In reception and Key Stage 1 (4 - 7 years old)

• Children learn about their special people; friends and friendship; learning to recognise and react to different feelings and how to keep safe.
• They explore how we show love and express feelings in our relationships.
• They learn how we are all special and what makes us the same, what feelings we all share and what makes us different. They explore how we feel when our special people go away or even die.
• They learn about good and not so good promises and secrets and how to say “No!”, “Don’t”, “I’ll ask” and “I’ll tell”.

• They explore growing and changing in animals, plants and people and understand that growing and changing is a natural part of living.
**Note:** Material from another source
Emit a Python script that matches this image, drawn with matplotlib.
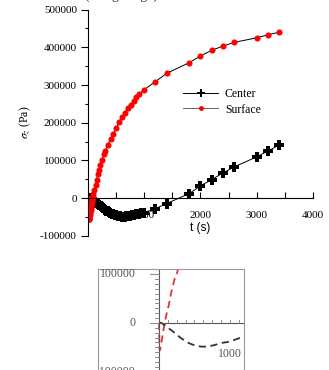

In years 2 and 3 (6 - 7 years old)

• Children continue to explore growing and changing. Children learn to recognise and name main body parts. This helps children understand the differences between males and females and how they change as they get older.
• They bring in photographs of themselves as a baby, toddler and child and explore how they have grown and changed and what they can do now that they couldn’t do before.
• They explore the different stages of human development, understanding how some people’s needs and responsibilities stay the same whilst some change as they get older.


During Key Stage 2 (8 -11 years old)

• Children explore emotional changes and how to manage feelings towards themselves, their families and others in a positive way.
• They learn that we all go through physical and emotional changes but the age at which changes happen will depend on their own personal ‘body clock’.
• They learn that although people’s bodies may be ready to have/make babies, they as people are not ready in many other ways (emotionally, financially, and educationally) for a long time.
• Towards the end of their time in primary school children learn the process of conception and understand the importance of loving, stable relationships.
• Revisiting differences in reproductive system between boys and girls, they learn how they change during puberty.
• They learn that being able to talk sensibly and learn about this is an important part of growing up.